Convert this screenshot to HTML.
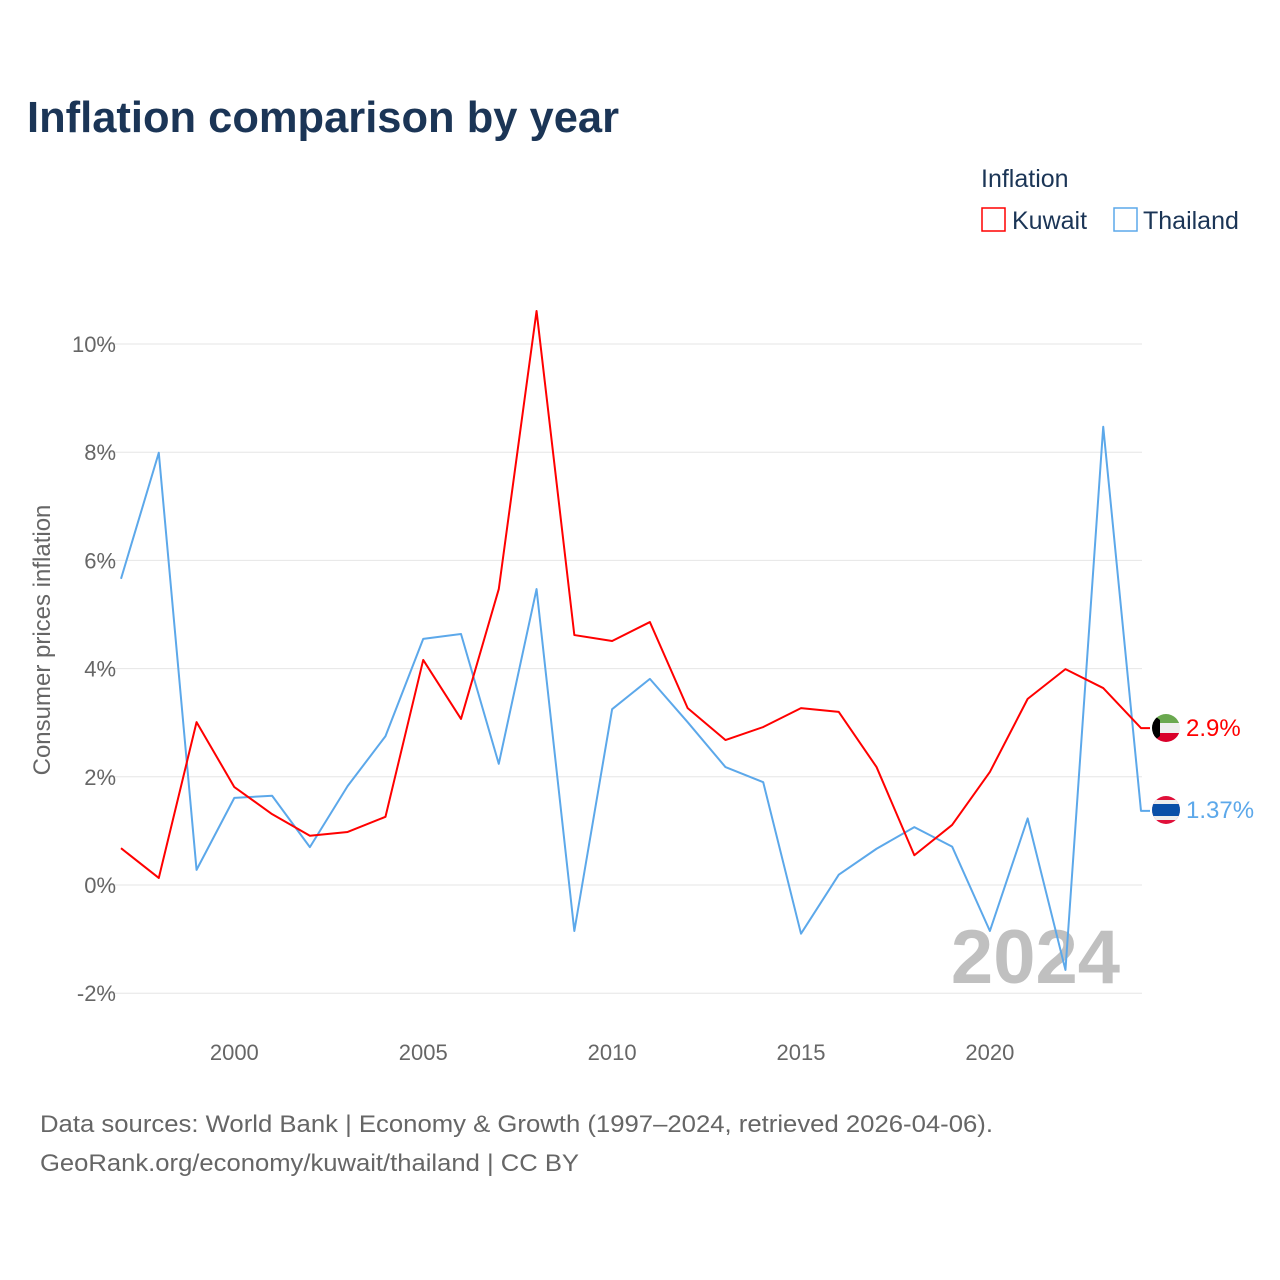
<!DOCTYPE html>
<html><head><meta charset="utf-8"><style>
body{margin:0;background:#fff;font-family:"Liberation Sans",sans-serif;}
svg{display:block}
</style></head><body>
<svg id="chart" width="1280" height="1280">
<rect width="1280" height="1280" fill="#fff"/>
<text x="27" y="132" font-size="44" font-weight="bold" fill="#1b3556" textLength="592" lengthAdjust="spacingAndGlyphs">Inflation comparison by year</text>
<text x="981" y="187" font-size="25" fill="#1b3556">Inflation</text>
<g><rect x="982" y="208" width="23" height="23" fill="none" stroke="#ff0000" stroke-width="1.5"/><text x="1012" y="229" font-size="25" fill="#1b3556">Kuwait</text></g>
<g><rect x="1114" y="208" width="23" height="23" fill="none" stroke="#5ca8ea" stroke-width="1.5"/><text x="1143" y="229" font-size="25" fill="#1b3556">Thailand</text></g>
<g id="grid"></g><g id="yticks"></g><g id="xticks"></g>
<text x="1120" y="983" font-size="76" font-weight="bold" fill="#c0c0c0" text-anchor="end">2024</text>
<g id="lines"></g>
<text transform="translate(50,640) rotate(-90)" font-size="24" fill="#666" text-anchor="middle">Consumer prices inflation</text>
<g>
<clipPath id="ck"><circle cx="1166" cy="728" r="14"/></clipPath>
<g clip-path="url(#ck)"><rect x="1150" y="712" width="32" height="11" fill="#6aa84f"/><rect x="1150" y="723" width="32" height="10" fill="#eee"/><rect x="1150" y="733" width="32" height="11" fill="#d9002a"/><polygon points="1150,712 1160,720 1160,736 1150,744" fill="#000"/></g></g>
<g>
<clipPath id="ct"><circle cx="1166" cy="810" r="14"/></clipPath>
<g clip-path="url(#ct)"><rect x="1150" y="794" width="32" height="32" fill="#e0103a"/><rect x="1150" y="800" width="32" height="20" fill="#eee"/><rect x="1150" y="804" width="32" height="12" fill="#0a4fa8"/></g></g>
<text x="1186" y="736" font-size="24" fill="#ff0000">2.9%</text>
<text x="1186" y="818" font-size="24" fill="#5ca8ea">1.37%</text>
<text x="40" y="1132" font-size="24" fill="#666" textLength="953" lengthAdjust="spacingAndGlyphs">Data sources: World Bank | Economy &amp; Growth (1997–2024, retrieved 2026-04-06).</text>
<text x="40" y="1171" font-size="24" fill="#666" textLength="539" lengthAdjust="spacingAndGlyphs">GeoRank.org/economy/kuwait/thailand | CC BY</text>
</svg>
<script>
const years=[1997,1998,1999,2000,2001,2002,2003,2004,2005,2006,2007,2008,2009,2010,2011,2012,2013,2014,2015,2016,2017,2018,2019,2020,2021,2022,2023,2024];
const kuwait=[0.68,0.13,3.01,1.81,1.31,0.91,0.98,1.26,4.16,3.07,5.47,10.61,4.62,4.51,4.86,3.27,2.68,2.92,3.27,3.20,2.18,0.55,1.11,2.09,3.44,3.99,3.64,2.90];
const thailand=[5.66,7.99,0.28,1.61,1.65,0.70,1.83,2.75,4.55,4.64,2.24,5.47,-0.85,3.25,3.81,3.01,2.18,1.90,-0.90,0.19,0.67,1.07,0.71,-0.85,1.23,-1.57,8.47,1.37];
const yTicks=[-2,0,2,4,6,8,10];
const xTicks=[2000,2005,2010,2015,2020];
const NS="http://www.w3.org/2000/svg";
const X=y=>121+(y-1997)*(1141-121)/27;
const Y=v=>885-v*54.1;
function mk(t,a,p){const e=document.createElementNS(NS,t);for(const k in a)e.setAttribute(k,a[k]);p.appendChild(e);return e;}
const g=document.getElementById('grid'),yt=document.getElementById('yticks'),xt=document.getElementById('xticks'),ln=document.getElementById('lines');
yTicks.forEach(v=>{
 const l=mk('line',{x1:100,x2:1142,y1:Y(v),y2:Y(v),stroke:'#e6e6e6','stroke-width':1},g);
 
 
 const t=mk('text',{x:116,y:Y(v)+8,'font-size':22,fill:'#666','text-anchor':'end'},yt);
 t.textContent=v+'%';
 
 
});
xTicks.forEach(v=>{
 const t=mk('text',{x:X(v),y:1060,'font-size':22,fill:'#666','text-anchor':'middle'},xt);
 t.textContent=v;
 
 
});
function line(d,c,n){
 let pts=d.map((v,i)=>X(years[i])+','+Y(v));
 pts.push((X(years[years.length-1])+9)+','+Y(d[d.length-1]));
 const p=mk('polyline',{points:pts.join(' '),fill:'none',stroke:c,'stroke-width':2,'stroke-linejoin':'round'},ln);
 
 
}
line(thailand,'#5ca8ea','thailand-line');
line(kuwait,'#ff0000','kuwait-line');
</script>
</body></html>
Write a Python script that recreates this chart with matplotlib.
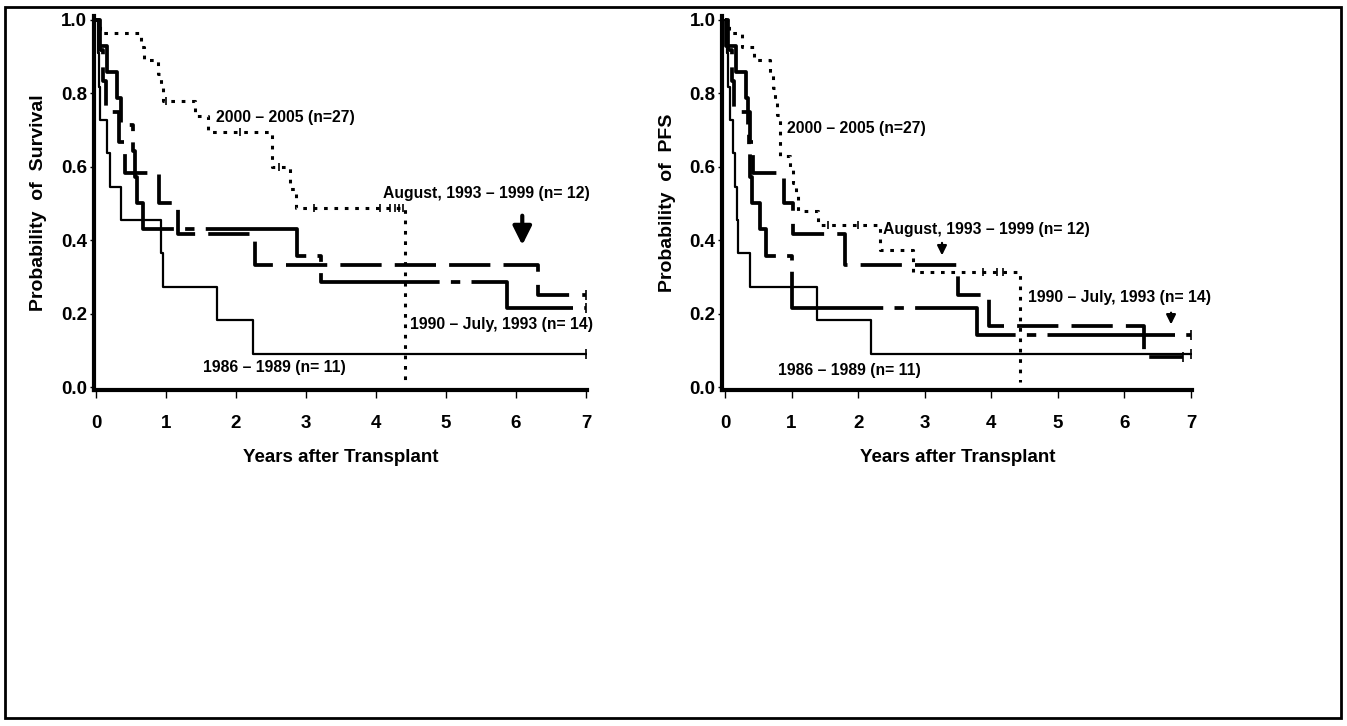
import matplotlib
matplotlib.use('Agg')
import matplotlib.pyplot as plt
from matplotlib.patches import Rectangle

plt.rcParams['font.family'] = ['Liberation Sans', 'DejaVu Sans']

# ---- Survival (left panel) ----
s86_t = [0, 0.03, 0.045, 0.06, 0.16, 0.2, 0.36, 0.93, 0.96, 1.73, 2.24, 7.0]
s86_p = [1.0, 0.909, 0.818, 0.727, 0.636, 0.545, 0.455, 0.364, 0.273, 0.182, 0.091, 0.091]

s90_t = [0, 0.04, 0.16, 0.3, 0.36, 0.53, 0.56, 0.59, 0.67, 2.87, 3.22, 5.87, 7.0]
s90_p = [1.0, 0.929, 0.857, 0.786, 0.714, 0.643, 0.571, 0.5, 0.429, 0.357, 0.286, 0.214, 0.214]

s93_t = [0, 0.05, 0.1, 0.14, 0.33, 0.41, 0.9, 1.17, 2.27, 6.31, 7.0]
s93_p = [1.0, 0.917, 0.833, 0.75, 0.667, 0.583, 0.5, 0.417, 0.333, 0.25, 0.25]

s00_t = [0, 0.05, 0.64, 0.68, 0.89, 0.93, 0.96, 1.42, 1.6, 2.52, 2.77, 2.85, 4.42, 4.42]
s00_p = [1.0, 0.963, 0.926, 0.889, 0.852, 0.815, 0.778, 0.737, 0.695, 0.6, 0.54, 0.487, 0.487, 0.01]
s00_cens_t = [1.0, 2.05, 2.62, 3.12, 4.05, 4.2, 4.27, 4.33, 4.38]
s00_cens_p = [0.778, 0.695, 0.6, 0.487, 0.487, 0.487, 0.487, 0.487, 0.487]

# ---- PFS (right panel) ----
p86_t = [0, 0.03, 0.05, 0.08, 0.12, 0.15, 0.18, 0.2, 0.375, 1.38, 2.2, 7.0]
p86_p = [1.0, 0.909, 0.818, 0.727, 0.636, 0.545, 0.455, 0.364, 0.273, 0.182, 0.091, 0.091]

p90_t = [0, 0.02, 0.16, 0.31, 0.34, 0.36, 0.38, 0.41, 0.52, 0.61, 1.0, 3.78, 7.0]
p90_p = [1.0, 0.929, 0.857, 0.786, 0.714, 0.643, 0.571, 0.5, 0.429, 0.357, 0.214, 0.143, 0.143]

p93_t = [0, 0.05, 0.1, 0.14, 0.38, 0.42, 0.88, 1.02, 1.81, 3.5, 3.96, 6.3, 6.88]
p93_p = [1.0, 0.917, 0.833, 0.75, 0.667, 0.583, 0.5, 0.417, 0.333, 0.25, 0.167, 0.083, 0.083]

p00_t = [0, 0.06, 0.25, 0.43, 0.68, 0.72, 0.75, 0.78, 0.82, 0.98, 1.02, 1.06, 1.1, 1.4, 2.33, 2.83, 4.43, 4.43]
p00_p = [1.0, 0.963, 0.926, 0.889, 0.852, 0.815, 0.778, 0.741, 0.63, 0.593, 0.556, 0.519, 0.478, 0.44, 0.373, 0.314, 0.314, 0.014]
p00_cens_t = [1.55, 2.0, 3.88, 4.09, 4.17]
p00_cens_p = [0.44, 0.44, 0.314, 0.314, 0.314]

labels = ['1986 \u2013 1989 (n= 11)', '1990 \u2013 July, 1993 (n= 14)',
          'August, 1993 \u2013 1999 (n= 12)', '2000 \u2013 2005 (n=27)']
surv_label_pos = [(1.53, 0.052), (4.48, 0.169), (4.1, 0.528), (1.71, 0.735)]
pfs_label_pos = [(0.8, 0.046), (4.55, 0.245), (2.37, 0.428), (0.93, 0.705)]

xticks = [0, 1, 2, 3, 4, 5, 6, 7]
yticks = [0.0, 0.2, 0.4, 0.6, 0.8, 1.0]

fig = plt.figure(figsize=(13.47, 7.26), dpi=100)
fig.patches.append(Rectangle((5 / 1347, 8 / 726), 1336 / 1347, 711 / 726,
                             transform=fig.transFigure, fill=False,
                             edgecolor='black', linewidth=2))

ax1 = fig.add_axes([94 / 1347, 1 - 390 / 726, 493 / 1347, 374 / 726])
ax2 = fig.add_axes([722.5 / 1347, 1 - 390 / 726, 469.5 / 1347, 374 / 726])

style_thin = dict(color='black', linewidth=1.6, linestyle='-')
style_dd = dict(color='black', linewidth=2.7, linestyle=(0, (34, 3, 2.5, 3)))
style_dash = dict(color='black', linewidth=2.7, linestyle=(0, (11, 3.5)))
style_dot = dict(color='black', linewidth=2.2, linestyle=(0, (1.2, 2.2)))


def draw_panel(ax, c86, c90, c93, c00, cens, label_pos, ylabel):
    ax.step(c86[0], c86[1], where='post', **style_thin)
    ax.step(c90[0], c90[1], where='post', **style_dd)
    ax.step(c93[0], c93[1], where='post', **style_dash)
    ax.step(c00[0], c00[1], where='post', **style_dot)
    ax.plot(cens[0], cens[1], linestyle='none', marker='|', markersize=6,
            markeredgewidth=1.2, color='black')
    # end-of-follow-up censor ticks
    ends_t = [c86[0][-1], c90[0][-1], c93[0][-1]]
    ends_p = [c86[1][-1], c90[1][-1], c93[1][-1]]
    ax.plot(ends_t, ends_p, linestyle='none', marker='|', markersize=7,
            markeredgewidth=1.2, color='black')
    for lab, (x, y) in zip(labels, label_pos):
        ax.text(x, y, lab, fontsize=11.3, fontweight='bold', ha='left', va='center')

    ax.set_xlim(-0.03 if ax is ax1 else -0.037, 7.015)
    ax.set_ylim(-0.008, 1.01)
    ax.set_xticks(xticks)
    ax.set_xticklabels([str(v) for v in xticks])
    ax.set_yticks(yticks)
    ax.set_yticklabels(['%.1f' % v for v in yticks])
    for s in ['top', 'right']:
        ax.spines[s].set_visible(False)
    for s in ['left', 'bottom']:
        ax.spines[s].set_linewidth(3)
    ax.tick_params(axis='x', length=6, width=1, pad=12, labelsize=13.5)
    ax.tick_params(axis='y', length=3, width=1, pad=2, labelsize=13.5)
    for t in ax.get_xticklabels() + ax.get_yticklabels():
        t.set_fontweight('bold')
    ax.set_xlabel('Years after Transplant', fontsize=13.5, fontweight='bold', labelpad=12)
    ax.set_ylabel(ylabel, fontsize=14, fontweight='bold', labelpad=10)


draw_panel(ax1, (s86_t, s86_p), (s90_t, s90_p), (s93_t, s93_p), (s00_t, s00_p),
           (s00_cens_t, s00_cens_p), surv_label_pos, 'Probability  of  Survival')
draw_panel(ax2, (p86_t, p86_p), (p90_t, p90_p), (p93_t, p93_p), (p00_t, p00_p),
           (p00_cens_t, p00_cens_p), pfs_label_pos, 'Probability  of  PFS')

ax1.annotate('', xy=(6.09, 0.379), xytext=(6.09, 0.474),
             arrowprops=dict(arrowstyle='-|>', color='black', lw=3, mutation_scale=28))
ax2.annotate('', xy=(3.26, 0.351), xytext=(3.26, 0.40),
             arrowprops=dict(arrowstyle='-|>', color='black', lw=1.6, mutation_scale=14))
ax2.annotate('', xy=(6.7, 0.163), xytext=(6.7, 0.21),
             arrowprops=dict(arrowstyle='-|>', color='black', lw=1.6, mutation_scale=14))

fig.savefig('out.png', dpi=100)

------------------------------------------------------------------------

TASK TO CARRY OUT:
Word for word, repeat the lines above from the one with "Write a Python" through the one with "0.167, 0.083, 0.083]", and nothing beyond them. Omit the pictures.

WORKED ANSWER:
Write a Python script that recreates this chart with matplotlib.
import matplotlib
matplotlib.use('Agg')
import matplotlib.pyplot as plt
from matplotlib.patches import Rectangle

plt.rcParams['font.family'] = ['Liberation Sans', 'DejaVu Sans']

# ---- Survival (left panel) ----
s86_t = [0, 0.03, 0.045, 0.06, 0.16, 0.2, 0.36, 0.93, 0.96, 1.73, 2.24, 7.0]
s86_p = [1.0, 0.909, 0.818, 0.727, 0.636, 0.545, 0.455, 0.364, 0.273, 0.182, 0.091, 0.091]

s90_t = [0, 0.04, 0.16, 0.3, 0.36, 0.53, 0.56, 0.59, 0.67, 2.87, 3.22, 5.87, 7.0]
s90_p = [1.0, 0.929, 0.857, 0.786, 0.714, 0.643, 0.571, 0.5, 0.429, 0.357, 0.286, 0.214, 0.214]

s93_t = [0, 0.05, 0.1, 0.14, 0.33, 0.41, 0.9, 1.17, 2.27, 6.31, 7.0]
s93_p = [1.0, 0.917, 0.833, 0.75, 0.667, 0.583, 0.5, 0.417, 0.333, 0.25, 0.25]

s00_t = [0, 0.05, 0.64, 0.68, 0.89, 0.93, 0.96, 1.42, 1.6, 2.52, 2.77, 2.85, 4.42, 4.42]
s00_p = [1.0, 0.963, 0.926, 0.889, 0.852, 0.815, 0.778, 0.737, 0.695, 0.6, 0.54, 0.487, 0.487, 0.01]
s00_cens_t = [1.0, 2.05, 2.62, 3.12, 4.05, 4.2, 4.27, 4.33, 4.38]
s00_cens_p = [0.778, 0.695, 0.6, 0.487, 0.487, 0.487, 0.487, 0.487, 0.487]

# ---- PFS (right panel) ----
p86_t = [0, 0.03, 0.05, 0.08, 0.12, 0.15, 0.18, 0.2, 0.375, 1.38, 2.2, 7.0]
p86_p = [1.0, 0.909, 0.818, 0.727, 0.636, 0.545, 0.455, 0.364, 0.273, 0.182, 0.091, 0.091]

p90_t = [0, 0.02, 0.16, 0.31, 0.34, 0.36, 0.38, 0.41, 0.52, 0.61, 1.0, 3.78, 7.0]
p90_p = [1.0, 0.929, 0.857, 0.786, 0.714, 0.643, 0.571, 0.5, 0.429, 0.357, 0.214, 0.143, 0.143]

p93_t = [0, 0.05, 0.1, 0.14, 0.38, 0.42, 0.88, 1.02, 1.81, 3.5, 3.96, 6.3, 6.88]
p93_p = [1.0, 0.917, 0.833, 0.75, 0.667, 0.583, 0.5, 0.417, 0.333, 0.25, 0.167, 0.083, 0.083]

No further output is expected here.